How can I find the normal to a curve at a given point?

Take the curve y = 2x² - 4 and point P (2,4). a) First, find the straight line tangent to the curve at point P. This will have the gradient of the curve at point P. To find it, differentiate: dy/dx = 4x. At P, this will equal 4(2) = 8. As the tangent has a gradient of 8 and passes through P, its equation can be found using dy/dx = (y₂ - y₁)/(x₂ - x₁), where (x₂ ,y₂) are the coordinates of P and (x₁ ,y₁) are the coordinates of the y-intercept.
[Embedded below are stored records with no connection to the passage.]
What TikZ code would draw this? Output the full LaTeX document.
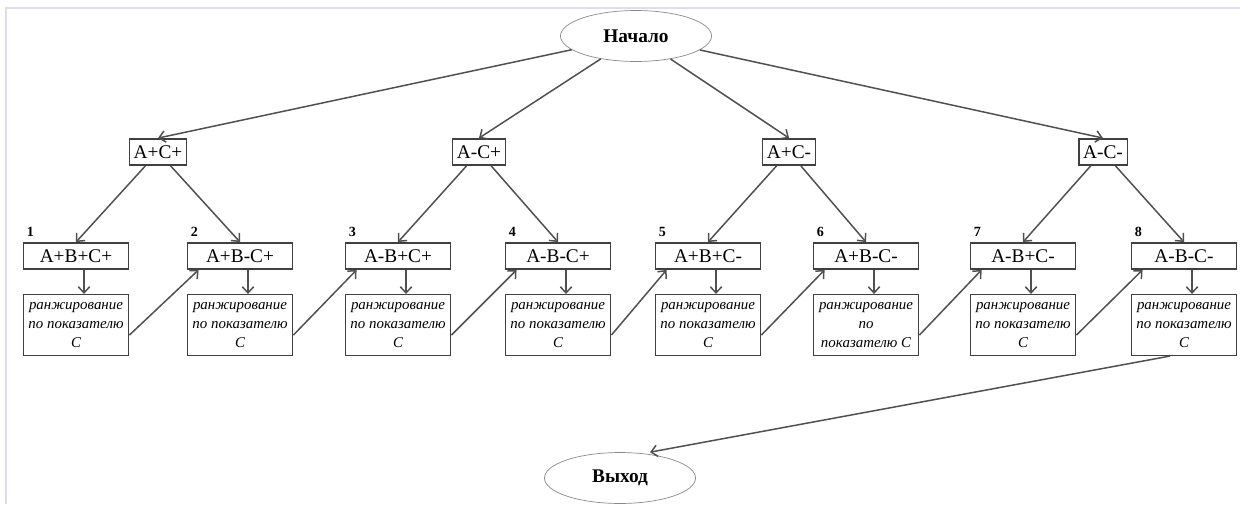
\documentclass[tikz,border=0pt]{standalone}
\usepackage{fontspec}
\setmainfont{Liberation Serif}
\usetikzlibrary{arrows.meta,positioning,calc,shapes.geometric}
\definecolor{lnk}{HTML}{505050}
\definecolor{brd}{HTML}{404040}
\definecolor{frm}{HTML}{DCDEF0}
\definecolor{ovl}{HTML}{8A8A8A}
\tikzset{
  % start / exit ovals
  term/.style = {ellipse, draw=ovl, thin, minimum width=86pt, minimum height=29pt,
                 inner sep=1pt, font=\fontsize{11}{13}\selectfont\bfseries},
  grp/.style  = {rectangle, draw=brd, line width=0.85pt, inner xsep=2.5pt, inner ysep=1pt,
                 minimum height=15pt, font=\fontsize{11}{13}\selectfont},
  var/.style  = {grp, minimum width=60pt},
  rank/.style = {rectangle, draw=brd, line width=0.85pt, minimum width=60pt, minimum height=34.5pt,
                 inner sep=1pt, align=center, font=\fontsize{8.5}{10.8}\selectfont\itshape},
  num/.style  = {font=\fontsize{8}{9}\selectfont\bfseries, inner sep=0pt, anchor=south west},
  lane/.style = {-{Straight Barb[length=3.5pt,width=6.5pt]}, lnk, line width=0.85pt},
}
\newcommand{\rktext}{ранжирование\\по показателю\\C}

\begin{document}
\begin{tikzpicture}[x=0.02cm,y=-0.02cm]
\useasboundingbox (0,0) rectangle (1240,504);
% frame
\draw[frm, line width=1.2pt] (6,504) -- (6,8) -- (1240,8);

\node[term] (start) at (636,36) {Начало};
\node[term] (exit)  at (620,478) {Выход};

% first split
\foreach \n/\x/\t in {1/158/A+C+, 2/479/A-C+, 3/789/A+C-, 4/1103/A-C-}
  \node[grp] (g\n) at (\x,152) {\t};

% variants and ranking
\foreach \n/\x/\t/\r in {1/76/A+B+C+/\rktext, 2/240/A+B-C+/\rktext, 3/398/A-B+C+/\rktext,
                         4/558/A-B-C+/\rktext, 5/708/A+B+C-/\rktext,
                         6/866/A+B-C-/{ранжирование\\по\\показателю C},
                         7/1023/A-B+C-/\rktext, 8/1184/A-B-C-/\rktext} {
  \node[var] (v\n) at (\x,256) {\t};
  \node[num] (n\n) at ($(v\n.north west)+(4,-5)$) {\n};
  \node[rank] (rk\n) at (\x,325) {\r};
}

\foreach \g in {1,...,4} {\draw[lane] (start) -- (g\g.north);}
\foreach \a/\b in {1/1,1/2,2/3,2/4,3/5,3/6,4/7,4/8} {\draw[lane] (g\a) -- (v\b.north);}
\foreach \n in {1,...,8} {\draw[lane] ($(v\n.south)+(8,0)$) -- ($(rk\n.north)+(8,0)$);}
\foreach \a/\b in {1/2,2/3,3/4,4/5,5/6,6/7,7/8} {\draw[lane] ($(rk\a.east)+(0,10)$) -- ($(v\b.south west)+(12,0)$);}
\draw[lane] ($(rk8.south)+(-14,0)$) -- ($(exit.north)+(30,0)$);
\end{tikzpicture}
\end{document}
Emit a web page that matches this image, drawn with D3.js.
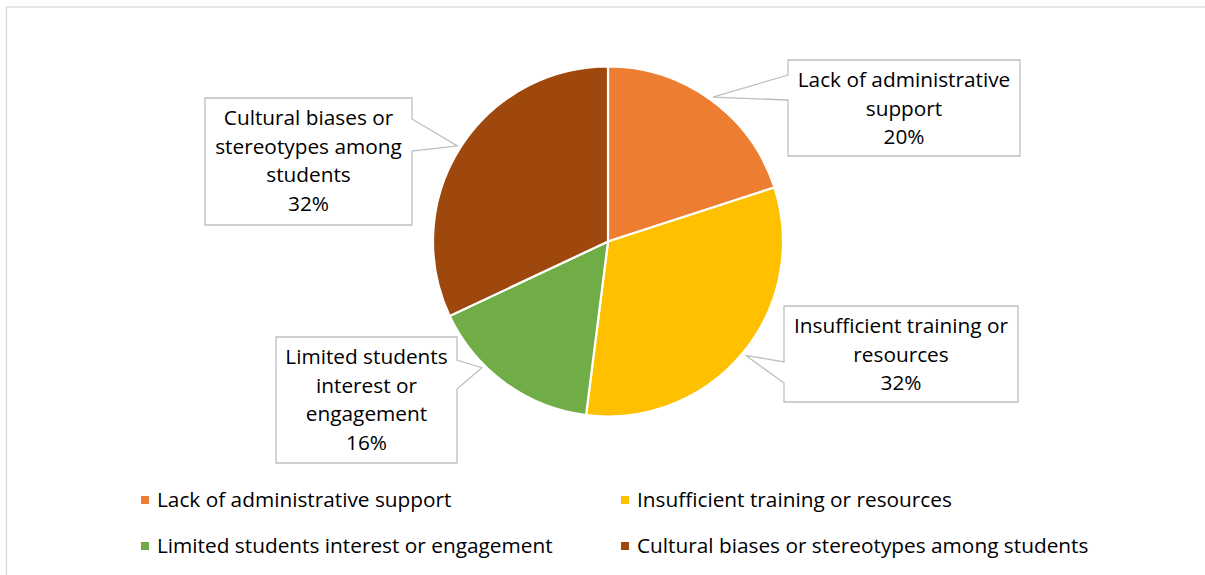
<!DOCTYPE html>
<html>
<head>
<meta charset="utf-8">
<script src="https://cdn.jsdelivr.net/npm/d3@7"></script>
<style>
  body { margin: 0; background: #fff; }
  svg { display: block; font-family: "Open Sans", Lato, sans-serif; }
</style>
</head>
<body>
<div id="chartbox"></div>
<script>
// data
var categories = ['Lack of administrative support', 'Insufficient training or resources',
                  'Limited students interest or engagement', 'Cultural biases or stereotypes among students'];
var values = [20, 32, 16, 32];
var colors = ['#ED7D31', '#FFC000', '#70AD47', '#9E480E'];
var labelLines = [
  ['Lack of administrative', 'support'],
  ['Insufficient training or', 'resources'],
  ['Limited students', 'interest or', 'engagement'],
  ['Cultural biases or', 'stereotypes among', 'students']
];

const width = 1205, height = 575;
var cx = 608, cy = 241.5, radius = 175;
var fontSize = 20.8;

// callout boxes: rect + side of wedge + wedge base (y on that side) + tip angle tweak (deg)
var callouts = [
  {x: 788, y: 60,  w: 232, h: 96,  side: 'left',  b0: 75,  b1: 100, tweak: 0},
  {x: 784, y: 306, w: 234, h: 96,  side: 'left',  b0: 362, b1: 383, tweak: 0},
  {x: 276, y: 337, w: 181, h: 126, side: 'right', b0: 360, b1: 389, tweak: 9},
  {x: 205, y: 98,  w: 207, h: 127, side: 'right', b0: 119, b1: 151, tweak: 0}
];

var svg = d3.select('#chartbox').append('svg').attr('width', width).attr('height', height);

// chart area border
svg.append('rect').attr('x', 6.5).attr('y', 7).attr('width', width + 10).attr('height', height + 10)
  .attr('fill', 'none').attr('stroke', '#d9d9d9').attr('stroke-width', 1.3);

var pie = d3.pie().sort(null).value(function(d) { return d; });
var arcs = pie(values);
var arc = d3.arc().innerRadius(0).outerRadius(radius);

var g = svg.append('g').attr('transform', 'translate(' + cx + ',' + cy + ')');
g.selectAll('path').data(arcs).enter().append('path')
  .attr('d', arc)
  .attr('fill', function(d, i) { return colors[i]; })
  .attr('stroke', '#fff').attr('stroke-width', 2.2).attr('stroke-linejoin', 'round');

// callouts
var total = d3.sum(values);
arcs.forEach(function(a, i) {
  var c = callouts[i];
  var ang = (a.startAngle + a.endAngle) / 2 + c.tweak * Math.PI / 180;
  var tx = cx + radius * 1.02 * Math.sin(ang), ty = cy - radius * 1.02 * Math.cos(ang);
  var x0 = c.x, x1 = c.x + c.w, y0 = c.y, y1 = c.y + c.h;
  var p;
  if (c.side == 'left') {
    p = [[x0, y0], [x1, y0], [x1, y1], [x0, y1], [x0, c.b1], [tx, ty], [x0, c.b0]];
  } else {
    p = [[x0, y0], [x1, y0], [x1, c.b0], [tx, ty], [x1, c.b1], [x1, y1], [x0, y1]];
  }
  svg.append('path').attr('d', 'M' + p.join('L') + 'Z')
    .attr('fill', '#fff').attr('stroke', '#bfbfbf').attr('stroke-width', 1.3);

  var lines = labelLines[i].concat([Math.round(values[i] / total * 100) + '%']);
  var t = svg.append('text').attr('text-anchor', 'middle').attr('font-size', fontSize).attr('fill', '#000');
  lines.forEach(function(s, j) {
    t.append('tspan').attr('x', x0 + c.w / 2).attr('y', y0 + 27 + j * 28.5).text(s);
  });
});

// legend
var legX = [141, 621], legY = [500, 546];
categories.forEach(function(name, i) {
  var lx = legX[i % 2], ly = legY[Math.floor(i / 2)];
  svg.append('rect').attr('x', lx).attr('y', ly - 4).attr('width', 8).attr('height', 8).attr('fill', colors[i]);
  svg.append('text').attr('x', lx + 16).attr('y', ly + 7).attr('font-size', fontSize).attr('fill', '#000').text(name);
});
</script>
</body>
</html>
We know x₁ = 0 since the y-intercept is on the y-axis. We need to find y₁, so: 8 = (4 - y₁)/(2 - 0); 8 * 2 = 4 - y₁; 4 - 16 = y₁; y₁ = -12. The equation of the tangent is y = 8x - 12. b) To find the normal, we need to find its gradient and y-intercept. The gradients of perpendicular lines are inverse. Therefore, the gradient of the normal is 1/8. We use the same method as previously to find the y-intercept: 1/8 = (4 - y₁)/(2 - 0); 1/8 * 2 = (4 - y₁); 4 - 1/4 = y₁; y₁ = 3.75. So, the equation of the normal to the curve at point P is y = 1/8x + 3.75.